Investors were also focused on Trump's visit to Beijing, where he is due to meet Chinese president Xi Jinping.

Trade, Taiwan and the Iran war are expected to dominate talks between the leaders of the world's two largest economies.

Euro area economy manages growth in first quarter

On the economic front, the eurozone economy grew by 0.1% in the first quarter compared with the final three months of 2025, according to Eurostat's flash estimates.

Compared with the same period a year earlier, seasonally adjusted GDP rose 0.8% in the euro area and 1.0% across the European Union.

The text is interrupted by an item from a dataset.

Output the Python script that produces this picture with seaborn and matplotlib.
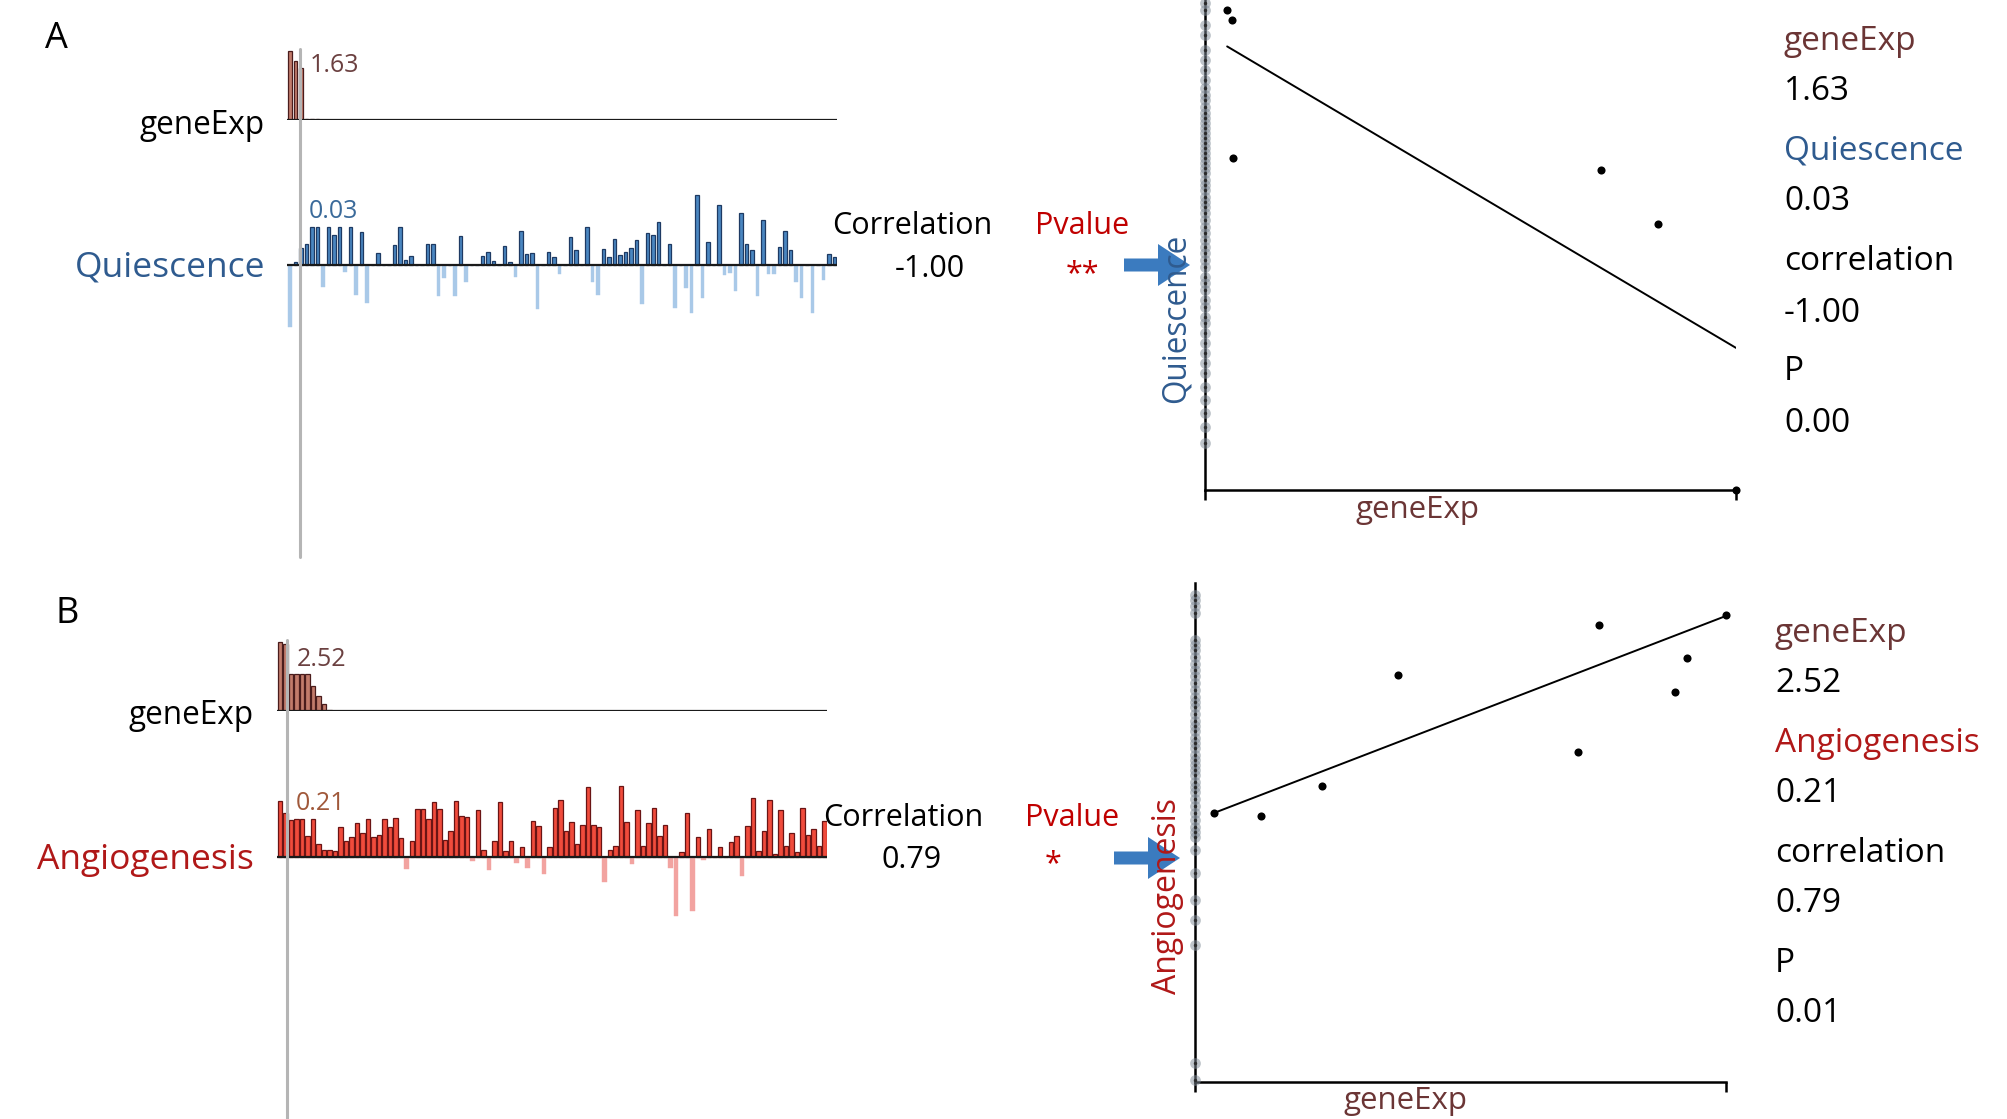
import numpy as np
import pandas as pd
import matplotlib
matplotlib.use("Agg")
import matplotlib.pyplot as plt
import seaborn as sns
from matplotlib.patches import FancyArrow

# ---------------- data ----------------
sample_idx = list(range(100))

geneexp_A = [1.63, 1.39, 1.23, 0.03, 0.02, 0.02] + [0.0] * 94

quiescence_A = [
    -0.062, 0.003, 0.017, 0.021, 0.038, 0.038, -0.022, 0.038, 0.030, 0.038,
    -0.007, 0.038, -0.030, 0.033, -0.038, 0.0, 0.012, 0.0, 0.0, 0.020,
    0.038, 0.005, 0.009, 0.0, 0.0, 0.021, 0.021, -0.031, -0.013, 0.0,
    -0.031, 0.029, -0.017, 0.0, 0.0, 0.009, 0.013, 0.004, 0.0, 0.019,
    0.003, -0.012, 0.034, 0.011, 0.012, -0.044, 0.0, 0.013, 0.008, -0.009,
    0.0, 0.028, 0.015, 0.0, 0.038, -0.017, -0.030, 0.016, 0.008, 0.026,
    0.010, 0.013, 0.017, 0.025, -0.039, 0.032, 0.030, 0.043, 0.0, 0.021,
    -0.043, 0.0, -0.023, -0.048, 0.070, -0.033, 0.023, 0.0, 0.060, -0.010,
    -0.008, -0.026, 0.052, 0.021, 0.015, -0.031, 0.045, -0.009, -0.009, 0.018,
    0.034, 0.015, -0.017, -0.033, 0.0, -0.048, 0.0, -0.015, 0.011, 0.008,
]

geneexp_B = [2.52, 2.45, 1.35, 1.35, 1.35, 1.35, 0.91, 0.55, 0.26, 0.05] + [0.0] * 90

angiogenesis_B = [
    0.056, 0.044, 0.037, 0.038, 0.038, 0.021, 0.038, 0.013, 0.007, 0.007,
    0.006, 0.030, 0.016, 0.020, 0.034, 0.024, 0.038, 0.020, 0.022, 0.038,
    0.030, 0.039, 0.019, -0.012, 0.016, 0.048, 0.048, 0.038, 0.055, 0.048,
    0.017, 0.026, 0.056, 0.041, 0.040, -0.004, 0.047, 0.007, -0.013, 0.016,
    0.055, 0.006, 0.016, -0.006, 0.010, -0.011, 0.036, 0.031, -0.017, 0.010,
    0.049, 0.057, 0.026, 0.035, 0.013, 0.032, 0.070, 0.032, 0.030, -0.025,
    0.007, 0.011, 0.071, 0.035, -0.007, 0.047, 0.011, 0.034, 0.049, 0.021,
    0.032, -0.011, -0.059, 0.005, 0.044, -0.054, 0.020, -0.003, 0.028, 0.0,
    0.010, 0.0, 0.015, 0.021, -0.019, 0.031, 0.059, 0.006, 0.026, 0.057,
    0.003, 0.047, 0.011, 0.024, 0.005, 0.049, 0.022, 0.028, 0.011, 0.036,
]

# scatter A
scatA_gene = [0.068, 0.083, 0.086, 1.216, 1.39, 1.63]
scatA_quies = [0.480, 0.470, 0.332, 0.320, 0.266, 0.0]
stripA_quies = [0.487, 0.480, 0.465, 0.455, 0.440, 0.430, 0.420, 0.410, 0.402, 0.395,
                0.390, 0.383, 0.377, 0.372, 0.367, 0.362, 0.357, 0.352, 0.347, 0.342,
                0.337, 0.332, 0.327, 0.322, 0.317, 0.310, 0.305, 0.300, 0.293, 0.288,
                0.283, 0.277, 0.270, 0.263, 0.257, 0.250, 0.243, 0.237, 0.230, 0.223,
                0.213, 0.207, 0.200, 0.190, 0.183, 0.173, 0.167, 0.157, 0.147, 0.137,
                0.127, 0.117, 0.103, 0.090, 0.077, 0.063, 0.047]
fitA_slope, fitA_intercept = -0.193, 0.4567

# scatter B
scatB_gene = [0.090, 0.313, 0.603, 0.963, 1.818, 1.917, 2.278, 2.335, 2.52]
scatB_angio = [0.269, 0.266, 0.296, 0.407, 0.330, 0.457, 0.390, 0.424, 0.467]
stripB_angio = [0.487, 0.482, 0.476, 0.469, 0.442, 0.437, 0.432, 0.425, 0.418, 0.412,
                0.406, 0.399, 0.392, 0.385, 0.380, 0.375, 0.368, 0.361, 0.356, 0.351,
                0.344, 0.339, 0.334, 0.327, 0.322, 0.317, 0.312, 0.307, 0.300, 0.295,
                0.290, 0.283, 0.276, 0.269, 0.262, 0.255, 0.250, 0.245, 0.232, 0.209,
                0.182, 0.162, 0.137, 0.019, 0.002]
fitB_slope, fitB_intercept = 0.0811, 0.2617

# ---------------- styling ----------------
sns.set_theme(style="white")
plt.rcParams["font.family"] = ["Open Sans", "DejaVu Sans"]

W, H = 2008, 1119
fig = plt.figure(figsize=(W / 100, H / 100), dpi=100)
fig.patch.set_facecolor("white")

BROWN = "#6b3535"
BLUE_T = "#2f5b8f"
RED_T = "#b01818"
PRED = "#c00000"
ARROW = "#3b7bbf"


def px_axes(l, t, w, h):
    return fig.add_axes([l / W, 1 - (t + h) / H, w / W, h / H])


def strip(values, cx0, spacing, baseline, ppu, ymin, ymax,
          pos_fill, pos_edge, neg_fill, width):
    left = cx0 - spacing / 2
    top = baseline - ymax * ppu
    ax = px_axes(left, top, 100 * spacing, (ymax - ymin) * ppu)
    v = np.asarray(values, float)
    df = pd.DataFrame({"idx": sample_idx,
                       "pos": np.where(v > 0, v, 0.0),
                       "neg": np.where(v < 0, v, 0.0)})
    sns.barplot(data=df, x="idx", y="pos", native_scale=True, color=pos_fill,
                saturation=1, width=width, edgecolor=pos_edge, linewidth=0.9,
                errorbar=None, ax=ax)
    if (v < 0).any():
        sns.barplot(data=df, x="idx", y="neg", native_scale=True, color=neg_fill,
                    saturation=1, width=width, edgecolor=neg_fill, linewidth=0.3,
                    errorbar=None, ax=ax)
    ax.axhline(0, color="#1a1a1a", lw=1.6, zorder=5)
    ax.set_xlim(-0.5, 99.5)
    ax.set_ylim(ymin, ymax)
    ax.axis("off")
    ax.patch.set_alpha(0)
    return ax


# bar strips
strip(geneexp_A, 290, 5.5, 120, 69 / 1.63, 0, 1.75, "#c27b6b", "#4a1c1c", "#c27b6b", 0.65)
strip(quiescence_A, 290, 5.5, 265, 1000, -0.07, 0.075, "#4a86c0", "#1e3a63", "#a9c9e8", 0.6)
strip(geneexp_B, 280, 5.5, 711, 69 / 2.52, 0, 2.7, "#c27b6b", "#4a1c1c", "#c27b6b", 0.75)
strip(angiogenesis_B, 280, 5.5, 857, 1000, -0.065, 0.075, "#f04b3c", "#6a1414", "#f2a3a0", 0.75)


def scatter_panel(l, t, w, h, xmax, ymax, gx, gy, strip_y, slope, icpt):
    ax = px_axes(l, t, w, h)
    sns.scatterplot(x=np.zeros(len(strip_y)), y=strip_y, ax=ax, color="#7f8a96",
                    s=60, alpha=0.5, linewidth=0, clip_on=False, legend=False, zorder=3)
    sns.scatterplot(x=np.zeros(len(strip_y)), y=strip_y, ax=ax, color="#2a2a2a",
                    s=6, linewidth=0, clip_on=False, legend=False, zorder=4)
    sns.scatterplot(x=gx, y=gy, ax=ax, color="black", s=34, linewidth=0,
                    clip_on=False, legend=False, zorder=5)
    lx = np.array([min(x for x in gx if x > 0), max(gx)])
    sns.lineplot(x=lx, y=slope * lx + icpt, ax=ax, color="black", lw=1.4)
    ax.set_xlim(0, xmax)
    ax.set_ylim(0, ymax)
    for s in ("top", "right"):
        ax.spines[s].set_visible(False)
    for s in ("left", "bottom"):
        ax.spines[s].set_color("black")
        ax.spines[s].set_linewidth(1.8)
    ax.set_xticks([0, xmax])
    ax.set_xticklabels(["", ""])
    ax.set_yticks([])
    ax.tick_params(axis="x", bottom=True, length=7, width=1.8, color="black", direction="out")
    ax.set_xlabel("")
    ax.set_ylabel("")
    ax.patch.set_alpha(0)
    return ax


scatter_panel(1205, 0, 531, 490, 1.63, 0.49, scatA_gene, scatA_quies, stripA_quies,
              fitA_slope, fitA_intercept)
scatter_panel(1195, 583, 531, 499, 2.52, 0.499, scatB_gene, scatB_angio, stripB_angio,
              fitB_slope, fitB_intercept)

# overlay for annotations
ov = fig.add_axes([0, 0, 1, 1], zorder=10)
ov.set_xlim(0, W)
ov.set_ylim(H, 0)
ov.axis("off")
ov.patch.set_alpha(0)

# gray vertical lines
ov.plot([300, 300], [49, 557], color="#b5b5b5", lw=2.2, zorder=1)
ov.plot([287, 287], [640, 1119], color="#b5b5b5", lw=2.2, zorder=1)

# arrows
for y0, x0, x1 in ((265, 1124, 1190), (858, 1114, 1180)):
    ov.add_patch(FancyArrow(x0, y0, x1 - x0, 0, width=13, head_width=42,
                            head_length=32, length_includes_head=True,
                            color=ARROW, lw=0, zorder=2))

DY = 4


def T(x, y, s, size, color="black", ha="left", va="center", rot=0):
    dy = DY if rot == 0 else 0
    ov.text(x, y + dy, s, fontsize=size, color=color, ha=ha, va=va, rotation=rot, zorder=5)


# panel A
T(56, 35, "A", 26, ha="center")
T(265, 121, "geneExp", 22.7, ha="right")
T(310, 62, "1.63", 18, color="#6b4040")
T(265, 264, "Quiescence", 25.5, color=BLUE_T, ha="right")
T(309, 207, "0.03", 18, color="#3a6a9a")
T(912, 222, "Correlation", 22, ha="center")
T(930, 265, "-1.00", 22, ha="center")
T(1082, 222, "Pvalue", 22, color=PRED, ha="center")
T(1082, 270, "**", 22, color=PRED, ha="center")
T(1176, 318, "Quiescence", 22.7, color=BLUE_T, ha="center", rot=90)
T(1418, 506, "geneExp", 22.5, color=BROWN, ha="center")
for y, s, c in ((38, "geneExp", BROWN), (88, "1.63", "black"), (147, "Quiescence", BLUE_T),
                (198, "0.03", "black"), (257, "correlation", "black"), (309, "-1.00", "black"),
                (368, "P", "black"), (419, "0.00", "black")):
    T(1784, y, s, 24, color=c)

# panel B
T(67, 610, "B", 26, ha="center")
T(254, 712, "geneExp", 22.7, ha="right")
T(297, 655, "2.52", 18, color="#6b4040")
T(254, 856, "Angiogenesis", 25.5, color=RED_T, ha="right")
T(296, 799, "0.21", 18, color="#a0583a")
T(903, 814, "Correlation", 22, ha="center")
T(912, 856, "0.79", 22, ha="center")
T(1072, 814, "Pvalue", 22, color=PRED, ha="center")
T(1053, 860, "*", 22, color=PRED, ha="center")
T(1168, 896, "Angiogenesis", 23, color=RED_T, ha="center", rot=90)
T(1406, 1097, "geneExp", 22.5, color=BROWN, ha="center")
for y, s, c in ((630, "geneExp", BROWN), (680, "2.52", "black"), (739, "Angiogenesis", RED_T),
                (790, "0.21", "black"), (849, "correlation", "black"), (900, "0.79", "black"),
                (959, "P", "black"), (1010, "0.01", "black")):
    T(1775, y, s, 24, color=c)

fig.savefig("out.png", dpi=100)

Separate Eurostat data showed eurozone industrial output rose 0.2% month-on-month in March, while annual output fell 2.1% in the euro area and 1.0% in the EU.

In the UK, food and drink prices across the hospitality sector fell 1.4% month-on-month in March, according to the latest Foodservice Price Index from NIQ and Prestige Purchasing.

NIQ said the decline was likely temporary, reflecting delayed cost transmission through supply chains, seasonal buying of fresh vegetables and forward-buying strategies that shielded the domestic market from wider volatility.

However, the report warned that global benchmarks across major commodity groups, including cereals, meat, dairy, vegetable oils and sugar, were now rising simultaneously.

Higher oil prices and the broader energy crisis were expected to feed into freight, packaging, agricultural inputs and energy-intensive manufacturing costs.

Reuben Pullan, senior insight consultant at NIQ, said the recent easing in food and drink inflation was likely to be "short-lived", adding that oil shocks and geopolitical uncertainty were storing up further energy-related price pressures.

In the US, producer prices rose sharply in April.

The producer price index for final demand increased 1.4% month-on-month, according to the Bureau of Labor Statistics, up from 0.7% in March and 0.6% in February, marking the largest monthly rise since March 2022.

Final demand prices were 6.0% higher year-on-year, the strongest annual increase since December 2022.

Nearly 60% of April's increase came from a 1.2% rise in final demand services, while final demand goods prices climbed 2.0%.

Core PPI, excluding food, energy and trade services, rose 0.6% on the month and 4.4% year-on-year, both ahead of expectations.

"US producer prices might be on fire, but stock markets have taken it relatively well, perhaps waiting to see if today's figures feed through to the next round of CPI, or because investors continue to cross their fingers and hope that the US and Iran will somehow strike a bargain soon," Beauchamp said.

"The prospect of much hotter inflation could well spell doom for hopes of cutting rates anytime soon, resulting in the potential for some very awkward conversations between Trump and his new Fed chair."

Vistry, Adecco among the day's losers

In equity markets, Vistry slumped 12.34% after the UK housebuilder issued a profit warning and paused share buybacks.

Adecco dropped 16.67% after the recruiter published first-quarter results, while Merck surged 6.99% after its results and an upgrade to guidance.